> **PROBLEM DETAILS**:
Extract the lines from the start through the line that holds "import plotly.graph_objects as go", both included, omitting all images.

> **SUPPLIED MATERIAL**:
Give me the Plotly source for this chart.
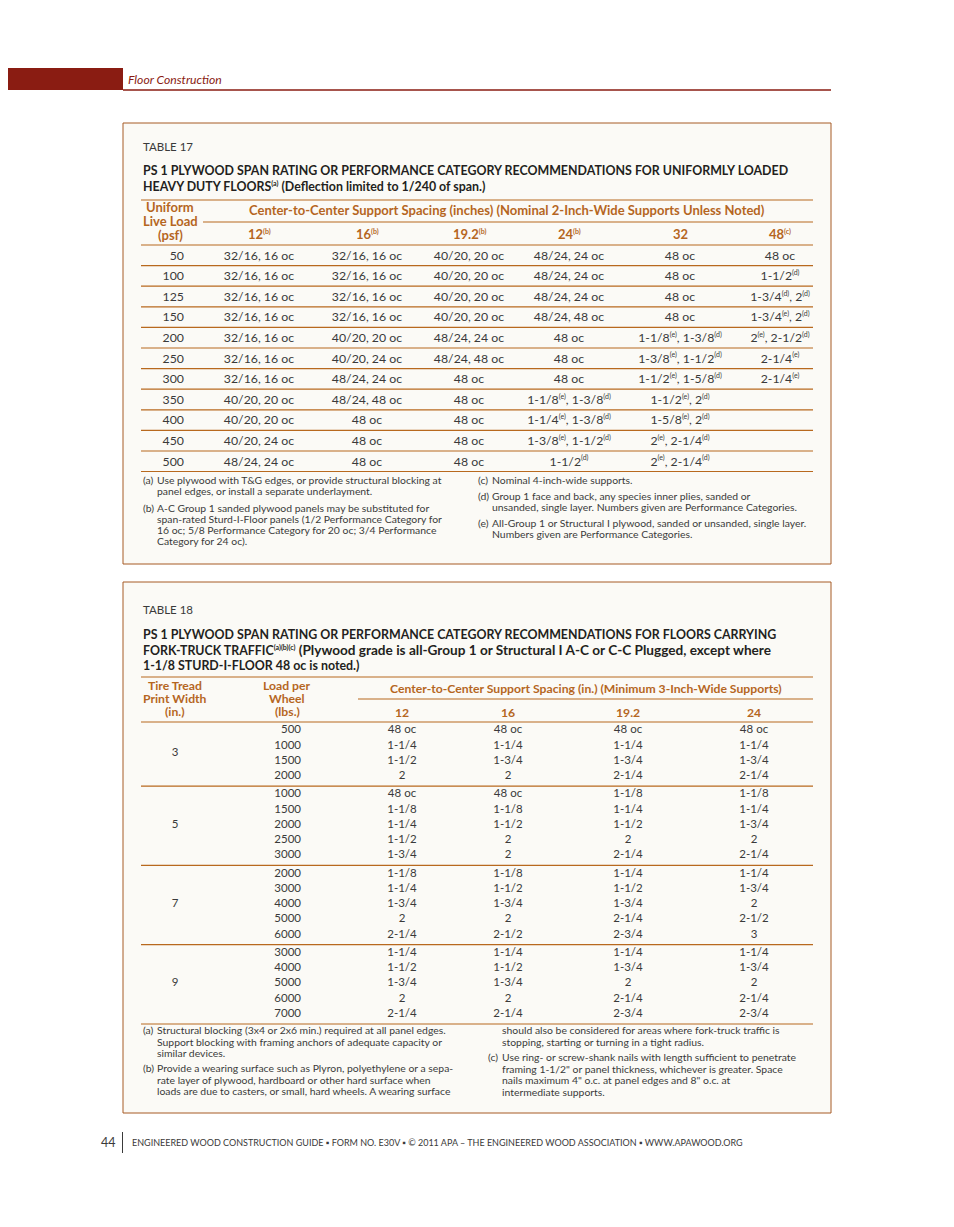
import re
import plotly.graph_objects as go

# ---- data: table 17 ----
t17_loads = [50, 100, 125, 150, 200, 250, 300, 350, 400, 450, 500]
t17_headers = ["12(b)", "16(b)", "19.2(b)", "24(b)", "32", "48(c)"]
t17_12 = ["32/16, 16 oc", "32/16, 16 oc", "32/16, 16 oc", "32/16, 16 oc", "32/16, 16 oc", "32/16, 16 oc",
          "32/16, 16 oc", "40/20, 20 oc", "40/20, 20 oc", "40/20, 24 oc", "48/24, 24 oc"]
t17_16 = ["32/16, 16 oc", "32/16, 16 oc", "32/16, 16 oc", "32/16, 16 oc", "40/20, 20 oc", "40/20, 24 oc",
          "48/24, 24 oc", "48/24, 48 oc", "48 oc", "48 oc", "48 oc"]
t17_192 = ["40/20, 20 oc", "40/20, 20 oc", "40/20, 20 oc", "40/20, 20 oc", "48/24, 24 oc", "48/24, 48 oc",
           "48 oc", "48 oc", "48 oc", "48 oc", "48 oc"]
t17_24 = ["48/24, 24 oc", "48/24, 24 oc", "48/24, 24 oc", "48/24, 48 oc", "48 oc", "48 oc", "48 oc",
          "1-1/8(e), 1-3/8(d)", "1-1/4(e), 1-3/8(d)", "1-3/8(e), 1-1/2(d)", "1-1/2(d)"]
t17_32 = ["48 oc", "48 oc", "48 oc", "48 oc",
          "1-1/8(e), 1-3/8(d)", "1-3/8(e), 1-1/2(d)", "1-1/2(e), 1-5/8(d)", "1-1/2(e), 2(d)",
          "1-5/8(e), 2(d)", "2(e), 2-1/4(d)", "2(e), 2-1/4(d)"]
t17_48 = ["48 oc", "1-1/2(d)", "1-3/4(d), 2(d)", "1-3/4(e), 2(d)", "2(e), 2-1/2(d)",
          "2-1/4(e)", "2-1/4(e)", "", "", "", ""]

# ---- data: table 18 ----
t18_widths = [3, 5, 7, 9]
t18_headers = ["12", "16", "19.2", "24"]
t18_loads = [[500, 1000, 1500, 2000],
             [1000, 1500, 2000, 2500, 3000],
             [2000, 3000, 4000, 5000, 6000],
             [3000, 4000, 5000, 6000, 7000]]
t18_12 = [["48 oc", "1-1/4", "1-1/2", "2"],
          ["48 oc", "1-1/8", "1-1/4", "1-1/2", "1-3/4"],
          ["1-1/8", "1-1/4", "1-3/4", "2", "2-1/4"],
          ["1-1/4", "1-1/2", "1-3/4", "2", "2-1/4"]]
t18_16 = [["48 oc", "1-1/4", "1-3/4", "2"],
          ["48 oc", "1-1/8", "1-1/2", "2", "2"],
          ["1-1/8", "1-1/2", "1-3/4", "2", "2-1/2"],
          ["1-1/4", "1-1/2", "1-3/4", "2", "2-1/4"]]
t18_192 = [["48 oc", "1-1/4", "1-3/4", "2-1/4"],
           ["1-1/8", "1-1/4", "1-1/2", "2", "2-1/4"],
           ["1-1/4", "1-1/2", "1-3/4", "2-1/4", "2-3/4"],
           ["1-1/4", "1-3/4", "2", "2-1/4", "2-3/4"]]
t18_24 = [["48 oc", "1-1/4", "1-3/4", "2-1/4"],
          ["1-1/8", "1-1/4", "1-3/4", "2", "2-1/4"],
          ["1-1/4", "1-3/4", "2", "2-1/2", "3"],
          ["1-1/4", "1-3/4", "2", "2-1/4", "2-3/4"]]

FONT = "Lato"
TXT = "#3a3a3a"
DARK = "#231f20"
ORANGE = "#b5661f"
RULE = "#b8691e"
RED = "#8a1c12"
BOX_LINE = "#a65a24"
BOX_FILL = "#fbfaf6"

HEAD = 13      # orange column headers
HEAD18 = 12.2
TITLE = 12.4   # bold table titles
CELL17 = 12.3
CELL18 = 11.5
FN = 10.4      # footnotes


def sup(s, px=7):
    # footnote markers like "(d)" become small superscripts
    return re.sub(r"(\((?:[a-e])\))", r'<sup><span style="font-size:%spx">\1</span></sup>' % px, s)


fig = go.Figure()
shapes = []
annos = []


def text(x, y, s, size=12, color=TXT, anchor="left", bold=False, italic=False):
    if bold:
        s = "<b>" + s + "</b>"
    if italic:
        s = "<i>" + s + "</i>"
    annos.append(dict(x=x, y=y, text=s, showarrow=False, xanchor=anchor, yanchor="middle",
                      font=dict(family=FONT, size=size, color=color), xref="x", yref="y"))


def rule(x0, x1, y, color=RULE, width=1.2):
    shapes.append(dict(type="line", x0=x0, x1=x1, y0=y, y1=y, xref="x", yref="y",
                       line=dict(color=color, width=width)))


def column(xs, ys, labels, pos="middle center", size=12, color=TXT):
    fig.add_trace(go.Scatter(x=xs, y=ys, mode="text", text=[sup(s) for s in labels], textposition=pos,
                             textfont=dict(family=FONT, size=size, color=color),
                             hoverinfo="skip", showlegend=False))


# page header
shapes.append(dict(type="rect", x0=0, x1=123, y0=68, y1=90, fillcolor=RED, line=dict(width=0), layer="below"))
rule(123, 831, 90, color=RED, width=1.3)
text(126, 79, "Floor Construction", size=12.2, color=RED, italic=True)

# ---------- TABLE 17 ----------
shapes.append(dict(type="rect", x0=123, x1=831, y0=123, y1=564, fillcolor=BOX_FILL,
                   line=dict(color=BOX_LINE, width=1), layer="below"))
text(141, 146, "TABLE 17", size=11.5, color=TXT)
text(141, 170, "PS 1 PLYWOOD SPAN RATING OR PERFORMANCE CATEGORY RECOMMENDATIONS FOR UNIFORMLY LOADED",
     size=TITLE, color=DARK, bold=True)
text(141, 186, sup("HEAVY DUTY FLOORS(a)") + " (Deflection limited to 1/240 of span.)",
     size=TITLE, color=DARK, bold=True)

rule(141, 813, 200)
text(170, 207, "Uniform", size=HEAD, color=ORANGE, anchor="center", bold=True)
text(170, 221, "Live Load", size=HEAD, color=ORANGE, anchor="center", bold=True)
text(170, 235, "(psf)", size=HEAD, color=ORANGE, anchor="center", bold=True)
text(507, 210, "Center-to-Center Support Spacing (inches) (Nominal 2-Inch-Wide Supports Unless Noted)",
     size=HEAD, color=ORANGE, anchor="center", bold=True)
rule(203, 813, 222)

t17_x = [259, 367, 469, 569, 680, 780]
for cx, h in zip(t17_x, t17_headers):
    text(cx, 234, sup(h), size=HEAD, color=ORANGE, anchor="center", bold=True)
rule(141, 813, 245)

row_h = 20.6
t17_y = [256.5 + i * row_h for i in range(len(t17_loads))]
for i in range(1, len(t17_loads)):
    rule(141, 813, 245 + i * row_h)
rule(141, 813, 471.5)

column([184] * len(t17_loads), t17_y, [str(v) for v in t17_loads], pos="middle left", size=CELL17)
for cx, vals in zip(t17_x, [t17_12, t17_16, t17_192, t17_24, t17_32, t17_48]):
    column([cx] * len(vals), t17_y, vals, size=CELL17)

# table 17 notes
notes17_left = [("(a)", ["Use plywood with T&G edges, or provide structural blocking at",
                         "panel edges, or install a separate underlayment."], 480),
                ("(b)", ["A-C Group 1 sanded plywood panels may be substituted for",
                         "span-rated Sturd-I-Floor panels (1/2 Performance Category for",
                         "16 oc; 5/8 Performance Category for 20 oc; 3/4 Performance",
                         "Category for 24 oc)."], 508)]
notes17_right = [("(c)", ["Nominal 4-inch-wide supports."], 480),
                 ("(d)", ["Group 1 face and back, any species inner plies, sanded or",
                          "unsanded, single layer. Numbers given are Performance Categories."], 496),
                 ("(e)", ["All-Group 1 or Structural I plywood, sanded or unsanded, single layer.",
                          "Numbers given are Performance Categories."], 523)]
for lx, tx, notes in [(141, 155, notes17_left), (476, 490, notes17_right)]:
    for lab, lines, y0 in notes:
        text(lx, y0, lab, size=FN)
        for k, ln in enumerate(lines):
            text(tx, y0 + k * 11, ln, size=FN)

# ---------- TABLE 18 ----------
shapes.append(dict(type="rect", x0=123, x1=831, y0=582, y1=1113, fillcolor=BOX_FILL,
                   line=dict(color=BOX_LINE, width=1), layer="below"))
text(141, 609, "TABLE 18", size=11.5, color=TXT)
text(141, 634, "PS 1 PLYWOOD SPAN RATING OR PERFORMANCE CATEGORY RECOMMENDATIONS FOR FLOORS CARRYING",
     size=TITLE, color=DARK, bold=True)
text(141, 650, sup("FORK-TRUCK TRAFFIC(a)(b)(c)") +
     "<span style=\"font-size:13.6px\"> (Plywood grade is all-Group 1 or Structural I A-C or C-C Plugged, except where</span>",
     size=TITLE, color=DARK, bold=True)
text(141, 665, "1-1/8 STURD-I-FLOOR 48 oc is noted.)", size=TITLE, color=DARK, bold=True)

rule(141, 813, 677)
for k, s in enumerate(["Tire Tread", "Print Width", "(in.)"]):
    text(175, 685 + k * 13, s, size=HEAD18, color=ORANGE, anchor="center", bold=True)
for k, s in enumerate(["Load per", "Wheel", "(lbs.)"]):
    text(287, 685 + k * 13, s, size=HEAD18, color=ORANGE, anchor="center", bold=True)
text(586, 688, "Center-to-Center Support Spacing (in.) (Minimum 3-Inch-Wide Supports)",
     size=HEAD18, color=ORANGE, anchor="center", bold=True)
rule(358, 813, 699)
t18_x = [402, 508, 628, 754]
for cx, h in zip(t18_x, t18_headers):
    text(cx, 712, h, size=HEAD18, color=ORANGE, anchor="center", bold=True)
rule(141, 813, 722)

r18 = 15.2
top = 722
ys_all, loads_all = [], []
cols_all = [[], [], [], []]
grp_y = []
for g, loads in enumerate(t18_loads):
    ys = [top + 8.5 + i * r18 for i in range(len(loads))]
    ys_all += ys
    loads_all += [str(v) for v in loads]
    for c, src in enumerate([t18_12, t18_16, t18_192, t18_24]):
        cols_all[c] += src[g]
    grp_y.append((ys[0] + ys[-1]) / 2)
    top = ys[-1] + 10
    rule(141, 813, top)

column([175] * len(t18_widths), grp_y, [str(w) for w in t18_widths], size=CELL18)
column([301] * len(loads_all), ys_all, loads_all, pos="middle left", size=CELL18)
for cx, vals in zip(t18_x, cols_all):
    column([cx] * len(vals), ys_all, vals, size=CELL18)

notes18_left = [("(a)", ["Structural blocking (3x4 or 2x6 min.) required at all panel edges.",
                         "Support blocking with framing anchors of adequate capacity or",
                         "similar devices."], 1030),
                ("(b)", ["Provide a wearing surface such as Plyron, polyethylene or a sepa-",
                         "rate layer of plywood, hardboard or other hard surface when",
                         "loads are due to casters, or small, hard wheels. A wearing surface"], 1068)]
notes18_right = [("", ["should also be considered for areas where fork-truck traffic is",
                       "stopping, starting or turning in a tight radius."], 1030),
                 ("(c)", ["Use ring- or screw-shank nails with length sufficient to penetrate",
                          "framing 1-1/2\" or panel thickness, whichever is greater. Space",
                          "nails maximum 4\" o.c. at panel edges and 8\" o.c. at",
                          "intermediate supports."], 1057)]
for lx, tx, notes in [(141, 155, notes18_left), (485.5, 499.5, notes18_right)]:
    for lab, lines, y0 in notes:
        if lab:
            text(lx, y0, lab, size=FN)
        for k, ln in enumerate(lines):
            text(tx, y0 + k * 11.5, ln, size=FN)

# page footer
text(118, 1142, "44", size=12.5, color=TXT, anchor="right")
shapes.append(dict(type="line", x0=122.5, x1=122.5, y0=1132, y1=1153, xref="x", yref="y",
                   line=dict(color=TXT, width=1)))
text(130, 1142, "ENGINEERED WOOD CONSTRUCTION GUIDE ▪ FORM NO. E30V ▪ © 2011 APA – THE ENGINEERED WOOD ASSOCIATION ▪ WWW.APAWOOD.ORG",
     size=9.0, color=TXT)

# the page body has an 8px margin, so the axes start at 8 to keep page coordinates
fig.update_layout(
    width=954, height=1227,
    margin=dict(l=0, r=0, t=0, b=0),
    paper_bgcolor="white", plot_bgcolor="white",
    shapes=shapes, annotations=annos,
    xaxis=dict(range=[8, 962], visible=False, fixedrange=True),
    yaxis=dict(range=[1235, 8], visible=False, fixedrange=True),
    showlegend=False,
)

fig.write_html("out.html")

> **ANSWER TO THE EXERCISE**:
Give me the Plotly source for this chart.
import re
import plotly.graph_objects as go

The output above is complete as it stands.